__TASK STATEMENT__: Tally every line of the listing where the string "this" is found, and state the total alone.

__EXERCISE DATA__:
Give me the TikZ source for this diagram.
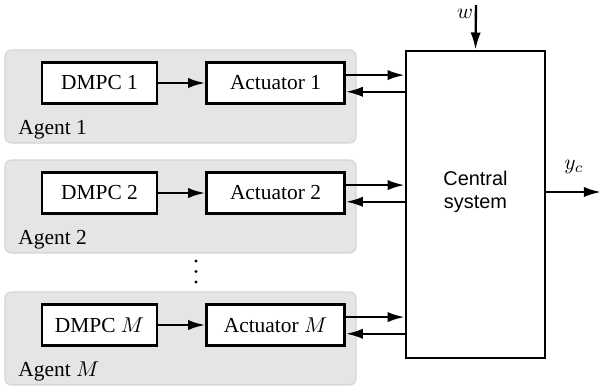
\documentclass[tikz,border=0pt]{standalone}
\usepackage{fontspec}
\setmainfont{Liberation Serif}
\setsansfont{Liberation Sans}
\usetikzlibrary{arrows.meta}

\begin{document}
\begin{tikzpicture}[x=0.467pt, y=-0.467pt,
    agentbox/.style={draw=black!17, fill=black!10, rounded corners=3pt, line width=0.5pt},
    blk/.style={draw, line width=1.25pt, fill=white, inner sep=0pt, minimum height=19.1pt},
    sig/.style={line width=1.1pt, -{Latex[length=8pt, width=4.8pt]}}]
    \useasboundingbox (0, 0) rectangle (601, 390);

    % central plant
    \node[blk, minimum width=64.9pt, minimum height=143.4pt] (cs) at (475.5, 204.5) {};
    \node[font=\sffamily\fontsize{9.3}{10.5}\selectfont, align=center] (cstext) at (475.5, 192) {Central\\system};

    % agents
    \foreach \n/\lbl/\yc in {1/1/83, 2/2/193, M/$M$/325} {
      \draw[agentbox] (5, {\yc-33}) rectangle (356, {\yc+60});
      \node[blk, minimum width=53.7pt] (dmpc\n) at (99.5, \yc) {DMPC \lbl};
      \node[blk, minimum width=64.4pt] (act\n) at (275.5, \yc) {Actuator \lbl};
      \node[anchor=base west, inner sep=0pt] (agent\n) at (18, {\yc+51}) {Agent \lbl};
      \draw[sig] (dmpc\n) -- (act\n);
      \coordinate (up\n) at ([yshift=3.7pt]act\n.east);
      \coordinate (dn\n) at ([yshift=-4.1pt]act\n.east);
      \draw[sig] (up\n) -- (up\n -| cs.west);
      \draw[sig] (dn\n -| cs.west) -- (dn\n);
    }

    % more agents
    \foreach \y in {261, 271.5, 282}
      \fill (196, \y) circle (0.75pt);

    % disturbance and output
    \coordinate (win) at (476, 5);
    \coordinate (yout) at (601, 192);
    \draw[sig] (win) -- (cs.north);
    \draw[sig] (cs.east |- yout) -- (yout);
    \node (wlbl) at (465, 14) {$w$};
    \node (ylbl) at (574, 167) {$y_c$};
\end{tikzpicture}
\end{document}
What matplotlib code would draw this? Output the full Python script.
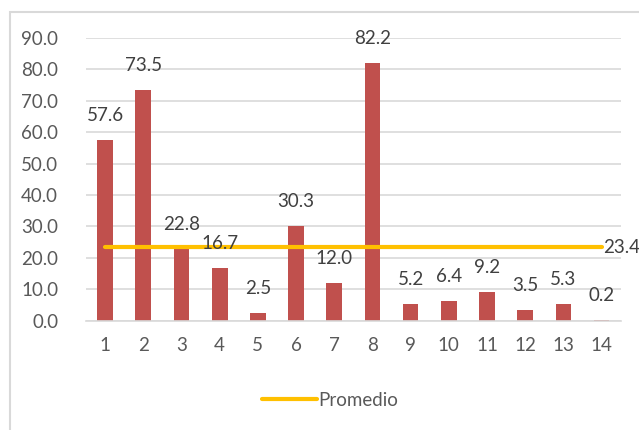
import matplotlib.pyplot as plt
from matplotlib.patches import Rectangle

# data
categories = list(range(1, 15))
values = [57.6, 73.5, 22.8, 16.7, 2.5, 30.3, 12.0, 82.2, 5.2, 6.4, 9.2, 3.5, 5.3, 0.2]
promedio = 23.4
yticks = [0, 10, 20, 30, 40, 50, 60, 70, 80, 90]

plt.rcParams['font.family'] = ['Lato', 'DejaVu Sans']

fig = plt.figure(figsize=(6.39, 4.30), dpi=100)
ax = fig.add_axes([0.1346, 0.2542, 0.8368, 0.6574])

# outer chart border (Excel style, cut by the image edge)
fig.patches.append(Rectangle((10 / 639, -0.05), 1.1, 1 - 12 / 430 + 0.05,
                             transform=fig.transFigure, fill=False,
                             edgecolor='#D9D9D9', linewidth=1.5))

ax.bar(categories, values, width=0.41, color='#C0504D', zorder=2)
for x, v in zip(categories, values):
    ax.annotate(f"{v:.1f}", (x, v), xytext=(0, 17.6), textcoords='offset points',
                ha='center', va='center', fontsize=13.5, color='#404040', zorder=4)

ax.plot([categories[0], categories[-1]], [promedio, promedio], color='#FFC000',
        linewidth=3, solid_capstyle='round', label='Promedio', zorder=3)
ax.text(categories[-1] + 0.05, promedio, f"{promedio:.1f}", ha='left', va='center',
        fontsize=13.5, color='#404040', zorder=4)

ax.set_xlim(0.5, 14.5)
ax.set_ylim(0, 90)
ax.set_yticks(yticks)
ax.set_yticklabels([f"{t:.1f}" for t in yticks])
ax.set_xticks(categories)
ax.tick_params(length=0, labelsize=13.5, labelcolor='#595959')
ax.tick_params(axis='y', pad=20)
ax.tick_params(axis='x', pad=12)
ax.grid(axis='y', color='#D9D9D9', linewidth=1.2, zorder=0)
ax.set_axisbelow(True)
for s in ['top', 'right', 'left']:
    ax.spines[s].set_visible(False)
ax.spines['bottom'].set_color('#D9D9D9')
ax.spines['bottom'].set_linewidth(1.2)

fig.legend(loc='center', bbox_to_anchor=(0.517, 1 - 400 / 430), frameon=False,
           fontsize=13.5, labelcolor='#595959', handlelength=2.9, handletextpad=0.1)

fig.savefig("out.png", dpi=100)
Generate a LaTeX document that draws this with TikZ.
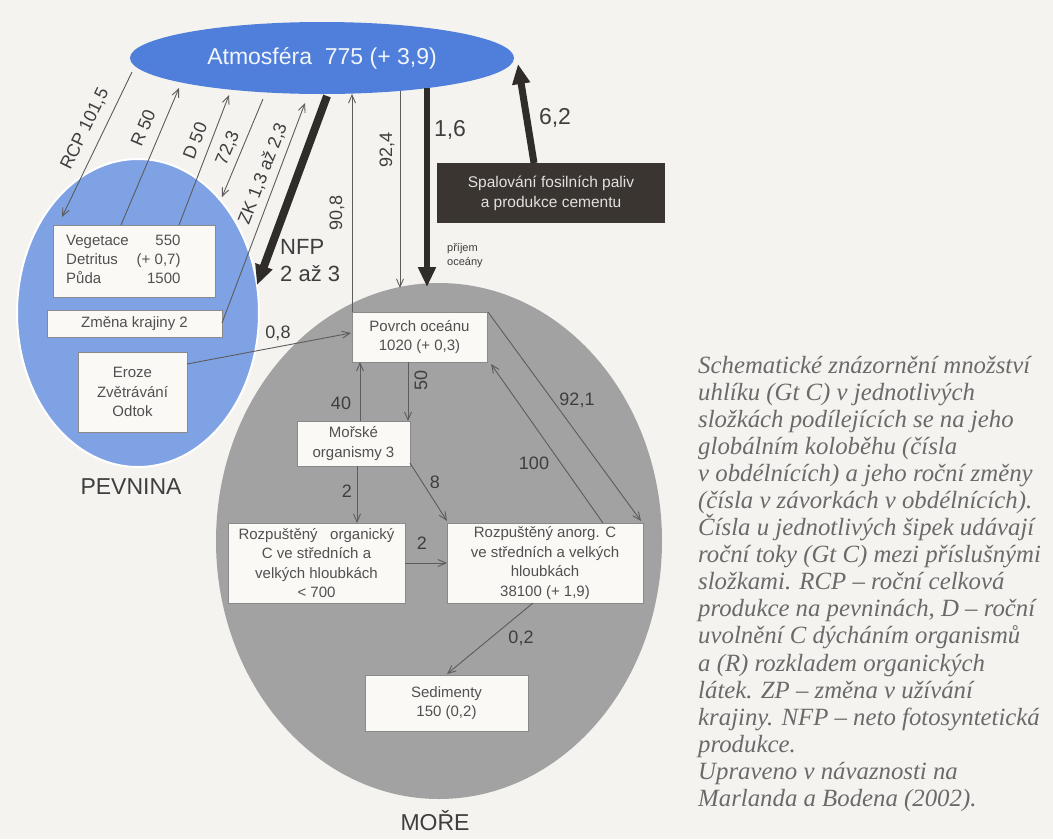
\documentclass[tikz,border=0pt]{standalone}
\usepackage{fontspec}
\setmainfont{Liberation Sans}
\newfontfamily\capfont{Liberation Serif}
\usetikzlibrary{shapes.geometric,arrows.meta,calc}
\definecolor{bgc}{HTML}{F4F3EF}
\definecolor{atmc}{HTML}{4F7FDA}
\definecolor{landc}{HTML}{7FA2E4}
\definecolor{seac}{HTML}{A2A2A2}
\definecolor{boxc}{HTML}{FAF9F5}
\definecolor{boxline}{HTML}{8A8A8A}
\definecolor{txtc}{HTML}{505050}
\definecolor{lblc}{HTML}{3E3E3E}
\definecolor{linec}{HTML}{5C5C5C}
\definecolor{thickc}{HTML}{302C2A}
\definecolor{spalc}{HTML}{3A3531}
\definecolor{capc}{HTML}{6A6A6A}
\tikzset{
  boxn/.style={draw=boxline, line width=0.8pt, fill=boxc, inner sep=0pt, align=center,
    text=txtc, font=\fontsize{15}{19.5}\selectfont},
  thinarr/.style={draw=linec, line width=0.9pt, -{Straight Barb[length=8pt,width=7pt]}},
  thickarr/.style={draw=thickc, line width=7pt, -{Triangle[length=20pt,width=17pt]}},
  flowlbl/.style={text=lblc, inner sep=0pt, font=\fontsize{18}{20}\selectfont},
  biglbl/.style={text=lblc, inner sep=0pt, font=\fontsize{23}{26}\selectfont},
  regionlbl/.style={text=lblc, inner sep=0pt, font=\fontsize{23}{26}\selectfont}
}
\begin{document}
\begin{tikzpicture}[x=1pt,y=-1pt]
\fill[bgc] (0,0) rectangle (1053,839);
\useasboundingbox (0,0) rectangle (1053,839);

% regions
\node[ellipse, fill=seac, minimum width=446pt, minimum height=516pt, inner sep=0pt] (sea) at (439,541) {};
\node[ellipse, fill=landc, draw=white, line width=2pt, minimum width=242pt, minimum height=308pt, inner sep=0pt] (land) at (138,313) {};
\node[ellipse, fill=atmc, minimum width=384pt, minimum height=72pt, inner sep=0pt,
  text=white!92!atmc, font=\fontsize{23}{26}\selectfont] (atm) at (322,58) {Atmosféra\ \ 775 (+ 3,9)};

\node[regionlbl] (pev) at (131,487) {PEVNINA};
\node[regionlbl] (more) at (435,821) {MOŘE};

% boxes
\node[boxn, minimum width=162pt, minimum height=72pt] (veg) at (134,261) {};
\node[text=txtc, inner sep=0pt, font=\fontsize{15}{19}\selectfont, anchor=west] (vegtxt) at (66,261)
  {\begin{tabular}{@{}l@{\hspace{8pt}}r@{}}Vegetace & 550\\ Detritus & (+ 0,7)\\ Půda & 1500\end{tabular}};
\node[boxn, minimum width=175pt, minimum height=27pt] (zmena) at (134.5,323.5) {Změna krajiny 2};
\node[boxn, minimum width=109pt, minimum height=80pt] (eroze) at (132.5,392) {Eroze\\Zvětrávání\\Odtok};
\node[boxn, minimum width=135pt, minimum height=50pt] (povrch) at (419.5,337) {Povrch oceánu\\1020 (+ 0,3)};
\node[boxn, minimum width=113pt, minimum height=45pt] (morske) at (353.5,443.5) {Mořské\\organismy 3};
\node[boxn, minimum width=177pt, minimum height=80pt] (rorg) at (316.5,563) {Rozpuštěný\ \ \ organický\\C ve středních a\\velkých hloubkách\\< 700};
\node[boxn, minimum width=196pt, minimum height=80pt] (ranorg) at (545,563) {Rozpuštěný anorg. C\\ve středních a velkých\\hloubkách\\38100 (+ 1,9)};
\node[boxn, minimum width=163pt, minimum height=56pt] (sed) at (446.5,703) {Sedimenty\\150 (0,2)};
\node[fill=spalc, minimum width=228pt, minimum height=60pt, inner sep=0pt, align=center,
  text=white!85!spalc, font=\fontsize{15.5}{20}\selectfont] (spal) at (551,193) {Spalování fosilních paliv\\ a produkce cementu};

% end points
\coordinate (rcpA) at (132,72);  \coordinate (rcpB) at (62,217);
\coordinate (rA) at (121,225);   \coordinate (rB) at (179,88);
\coordinate (dA) at (179,225);   \coordinate (dB) at (229,95);
\coordinate (vA) at (263,99);    \coordinate (vB) at (222,197);
\coordinate (zA) at (222,323);   \coordinate (zB) at (305,103);
\coordinate (nA) at (327,96);    \coordinate (nB) at (257,285);
\coordinate (oA) at (352,312);   \coordinate (oB) at (352,94);
\coordinate (pA) at (400,91);    \coordinate (pB) at (400,288);
\coordinate (qA) at (427,88);    \coordinate (qB) at (427,287);
\coordinate (fA) at (534,163);   \coordinate (fB) at (518,64);
\coordinate (eA) at (187,364);   \coordinate (eB) at (351,333);
\coordinate (s50A) at (408,362); \coordinate (s50B) at (408,421);
\coordinate (s40A) at (360,421); \coordinate (s40B) at (360,362);
\coordinate (s2A) at (357,466);  \coordinate (s2B) at (357,523);
\coordinate (s8A) at (410,463);  \coordinate (s8B) at (447,521);
\coordinate (h2A) at (405,563);  \coordinate (h2B) at (447,563);
\coordinate (c100A) at (603,523);\coordinate (c100B) at (491,364);
\coordinate (c92A) at (488,312); \coordinate (c92B) at (641,521);
\coordinate (c02A) at (533,603); \coordinate (c02B) at (447,674);

% atmosphere fluxes
\draw[thinarr] (rcpA) -- (rcpB);
\draw[thinarr] (rA) -- (rB);
\draw[thinarr] (dA) -- (dB);
\draw[thinarr] (vA) -- (vB);
\draw[thinarr] (zA) -- (zB);
\draw[thickarr, line width=8pt] (nA) -- (nB);
\draw[thinarr] (oA) -- (oB);
\draw[thinarr] (pA) -- (pB);
\draw[thickarr, line width=6.5pt] (qA) -- (qB);
\draw[thickarr] (fA) -- (fB);

\node[flowlbl, rotate=64] (lrcp) at (85,129) {RCP 101,5};
\node[flowlbl, rotate=67] (lr) at (143,128) {R 50};
\node[flowlbl, rotate=69] (ld) at (195,141) {D 50};
\node[flowlbl, rotate=67] (lv) at (228,148) {72,3};
\node[flowlbl, rotate=69] (lz) at (263,174) {ZK 1,3 až 2,3};
\node[biglbl, align=left, anchor=west, font=\fontsize{22}{27}\selectfont] (lnfp) at (280,261) {NFP\\2 až 3};
\node[flowlbl, rotate=90] (lo) at (337,213) {90,8};
\node[flowlbl, rotate=90] (lp) at (387,150) {92,4};
\node[biglbl] (lq) at (450,130) {1,6};
\node[text=lblc, inner sep=0pt, align=left, anchor=west, font=\fontsize{11}{14}\selectfont] (lpri) at (447,256) {příjem\\oceány};
\node[biglbl] (lf) at (555,118) {6,2};

% ocean fluxes
\draw[thinarr] (eA) -- (eB);
\draw[thinarr] (s50A) -- (s50B);
\draw[thinarr] (s40A) -- (s40B);
\draw[thinarr] (s2A) -- (s2B);
\draw[thinarr] (s8A) -- (s8B);
\draw[thinarr] (h2A) -- (h2B);
\draw[thinarr] (c100A) -- (c100B);
\draw[thinarr] (c92A) -- (c92B);
\draw[thinarr] (c02A) -- (c02B);

\node[flowlbl] (le) at (278,333) {0,8};
\node[flowlbl, rotate=90] (l50) at (421,380) {50};
\node[flowlbl] (l40) at (341,403) {40};
\node[flowlbl] (l2a) at (347,491) {2};
\node[flowlbl] (l8) at (435,482) {8};
\node[flowlbl] (l2b) at (422,543) {2};
\node[flowlbl] (l100) at (534,463) {100};
\node[flowlbl] (l92) at (577,400) {92,1};
\node[flowlbl] (l02) at (521,638) {0,2};

% caption
\node[anchor=north west, inner sep=0pt, align=left, text=capc,
  font=\capfont\itshape\fontsize{24.8}{27.05}\selectfont] (cap) at (698,356) {%
Schematické znázornění množství\\
uhlíku (Gt C) v jednotlivých\\
složkách podílejících se na jeho\\
globálním koloběhu (čísla\\
v obdélnících) a jeho roční změny\\
(čísla v závorkách v obdélnících).\\
Čísla u jednotlivých šipek udávají\\
roční toky (Gt C) mezi příslušnými\\
složkami. RCP – roční celková\\
produkce na pevninách, D – roční\\
uvolnění C dýcháním organismů\\
a (R) rozkladem organických\\
látek. ZP – změna v užívání\\
krajiny. NFP – neto fotosyntetická\\
produkce.\\
Upraveno v návaznosti na\\
Marlanda a Bodena (2002).};
\end{tikzpicture}
\end{document}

__THE SOLUTION__: 3